CRCNS: Cortical representation of phonetic, syntactic and semantic information during speech perception and language comprehension
University Of California-Berkeley, Berkeley CA
Investigators
Abstract
The overarching goal of this project is to discover how language-related information is represented and processed in the human brain. To address this issue we propose to use a novel computational modeling approach, voxel-wise modeling. Voxel-wise modeling draws from the principles of nonlinear system identification, and it provides an efficient method for using complex data sets collected under naturalistic conditions to test multiple hypotheses about language representation. The specific research plan is divided into three aims, each targeted at a different form of language-related information. Aim 1 will reveal how low-level features of speech, such as spectral power, spectral modulation and phonemic structure, are represented across human cortex.
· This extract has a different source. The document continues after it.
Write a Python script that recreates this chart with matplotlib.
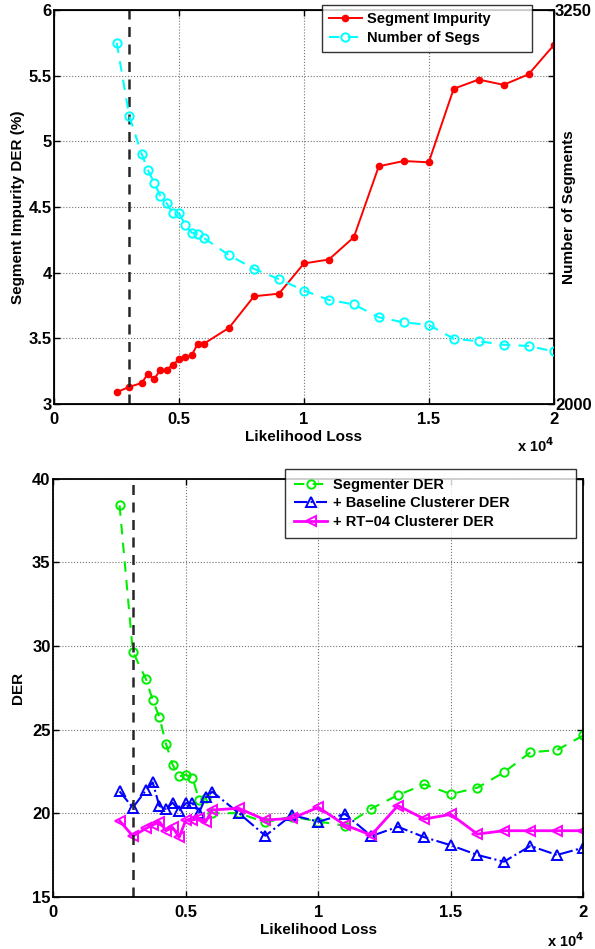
import numpy as np
import matplotlib
matplotlib.use("Agg")
import matplotlib.pyplot as plt

plt.rcParams['font.family'] = ['Liberation Sans', 'DejaVu Sans']
plt.rcParams['font.weight'] = 'bold'

# top panel data
loss_top = [2500, 3000, 3500, 3750, 4000, 4250, 4500, 4750, 5000, 5250, 5500, 5750, 6000,
            7000, 8000, 9000, 10000, 11000, 12000, 13000, 14000, 15000, 16000, 17000,
            18000, 19000, 20000]
impurity = [3.09, 3.13, 3.16, 3.23, 3.19, 3.26, 3.26, 3.30, 3.34, 3.36, 3.37, 3.46, 3.46,
            3.58, 3.82, 3.84, 4.07, 4.10, 4.27, 4.81, 4.85, 4.84, 5.40, 5.47,
            5.43, 5.51, 5.73]
num_segs = [3146, 2914, 2793, 2742, 2702, 2660, 2637, 2605, 2605, 2567, 2544, 2539, 2526,
            2472, 2429, 2396, 2360, 2330, 2316, 2275, 2259, 2251, 2207, 2199,
            2188, 2184, 2167]

# bottom panel data
loss_bot = loss_top
segmenter_der = [38.4, 29.65, 28.0, 26.75, 25.75, 24.15, 22.9, 22.2, 22.3, 22.1, 20.8, 20.9, 20.0,
                 20.0, 19.45, 19.8, 19.5, 19.25, 20.27, 21.08, 21.72, 21.14, 21.52, 22.44,
                 23.64, 23.77, 24.65]
baseline_der = [21.3, 20.33, 21.38, 21.84, 20.43, 20.25, 20.63, 20.13, 20.59, 20.59, 20.03, 20.95, 21.28,
                20.0, 18.65, 19.89, 19.49, 19.95, 18.63, 19.19, 18.56, 18.08, 17.5, 17.1,
                18.04, 17.5, 17.94]
rt04_der = [19.55, 18.63, 19.09, 19.29, 19.49, 18.95, 19.15, 18.56, 19.59, 19.59, 19.69, 19.49, 20.19,
            20.29, 19.59, 19.69, 20.35, 19.29, 18.69, 20.45, 19.65, 19.93, 18.75, 18.95,
            18.95, 18.95, 18.95]

chosen_loss = 3000
xticks = [0, 5000, 10000, 15000, 20000]
xticklabels = ['0', '0.5', '1', '1.5', '2']

fig = plt.figure(figsize=(5.95, 9.49), dpi=100)

TICK_FS = 12
LABEL_FS = 11
LEG_FS = 10.5


def style_axes(ax):
    ax.set_xlim(0, 20000)
    ax.set_xticks(xticks)
    ax.set_xticklabels(xticklabels)
    ax.grid(True, linestyle=':', color='0.45', linewidth=0.8)
    ax.tick_params(direction='in', length=4, width=1, labelsize=TICK_FS, top=True, pad=2)
    ax.tick_params(axis='x', pad=6)
    for s in ax.spines.values():
        s.set_linewidth(1.3)
    ax.set_xlabel('Likelihood Loss', fontsize=LABEL_FS, fontweight='bold', labelpad=2)


# ---- top panel
ax1 = fig.add_axes([0.0913, 0.5743, 0.839, 0.4152])
style_axes(ax1)
ax1.set_ylim(3, 6)
ax1.set_yticks([3, 3.5, 4, 4.5, 5, 5.5, 6])
ax1.set_yticklabels(['3', '3.5', '4', '4.5', '5', '5.5', '6'])
ax1.tick_params(axis='y', right=False)
l1, = ax1.plot(loss_top, impurity, '-o', color='red', lw=1.4, ms=4.5,
               mfc='red', mec='red', label='Segment Impurity')
ax1.axvline(chosen_loss, color='0.15', ls=(0, (4, 3)), lw=1.8)
ax1.set_ylabel('Segment Impurity DER (%)', fontsize=LABEL_FS, fontweight='bold')
ax1.yaxis.set_label_coords(-0.058, 0.5)

ax2 = ax1.twinx()
ax2.set_ylim(2000, 3250)
ax2.set_yticks(np.linspace(2000, 3250, 7))
ax2.set_yticklabels(['2000', '', '', '', '', '', '3250'])
ax2.tick_params(direction='in', length=4, width=1, labelsize=TICK_FS, pad=1)
l2, = ax2.plot(loss_top, num_segs, '--o', color='cyan', lw=1.5, ms=6,
               mfc='none', mec='cyan', mew=1.4, dashes=(5, 4), label='Number of Segs')
ax2.set_ylabel('Number of Segments', fontsize=LABEL_FS, fontweight='bold')
ax2.yaxis.set_label_coords(1.017, 0.5)
leg1 = ax2.legend(handles=[l1, l2], loc='upper left', mode='expand',
                  bbox_to_anchor=(0.5365, 0.8909, 0.4205, 0.1218),
                  fontsize=LEG_FS, handlelength=2.2, borderaxespad=0.0, frameon=True,
                  fancybox=False, edgecolor='black', labelspacing=0.3, borderpad=0.5,
                  handletextpad=0.4)
leg1.get_frame().set_linewidth(1.0)
fig.text(0.9, 0.530, r'x 10$^4$', fontsize=10.5, fontweight='bold', ha='center', va='center')

# ---- bottom panel
ax3 = fig.add_axes([0.0896, 0.055, 0.891, 0.4407])
style_axes(ax3)
ax3.tick_params(axis='y', right=True)
ax3.set_ylim(15, 40)
ax3.set_yticks([15, 20, 25, 30, 35, 40])
ax3.plot(loss_bot, segmenter_der, '--o', color='#00ee00', lw=1.5, ms=6,
         mfc='none', mec='#00ee00', mew=1.4, dashes=(5, 4), label='Segmenter DER')
ax3.plot(loss_bot, baseline_der, '-.^', color='blue', lw=1.5, ms=7,
         mfc='none', mec='blue', mew=1.4, label='+ Baseline Clusterer DER')
ax3.plot(loss_bot, rt04_der, '-<', color='magenta', lw=2.0, ms=7.5,
         mfc='none', mec='magenta', mew=1.4, label='+ RT\u221204 Clusterer DER')
ax3.axvline(chosen_loss, color='0.15', ls=(0, (4, 3)), lw=1.8)
ax3.set_ylabel('DER', fontsize=LABEL_FS, fontweight='bold')
ax3.yaxis.set_label_coords(-0.053, 0.5)
leg2 = ax3.legend(loc='upper left', mode='expand',
                  bbox_to_anchor=(0.437, 0.853, 0.549, 0.17), fontsize=LEG_FS,
                  handlelength=2.3, borderaxespad=0.0, frameon=True, fancybox=False,
                  edgecolor='black', labelspacing=0.32, borderpad=0.6, handletextpad=0.4)
leg2.get_frame().set_linewidth(1.0)
fig.text(0.95, 0.009, r'x 10$^4$', fontsize=10.5, fontweight='bold', ha='center', va='center')

fig.savefig('out.png', dpi=100)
Subjects will passively listen to human speech while hemodynamic brain activity is recorded by functional MRI. Voxel-wise modeling will then be used to determine how each point in the brain (i.e., each voxel, or volumetric pixel) is tuned for these various features. Using analogous methods, Aim 2 will reveal how syntactic and semantic features are represented across cortex. Finally, Aim 3 will reveal how language-related information is represented when it is delivered by auditory versus visual modalities. In this case speech and video stimuli will be used. Separate models will be estimated for data recorded during auditory and visual stimulation, and voxel-wise tuning will be compared across modalities. The voxel-wise computational models developed under this proposal will reveal how these various types of language-related information are represented across the cortical surface. These models will also provide clear predictions about how the brain will respond to novel speech stimuli. The results of the proposed research will have broad impacts on clinical problems related to speech perception and production, and they could form the basis of powerful brain decoding device that would enable neurological patients to communicate by thought alone.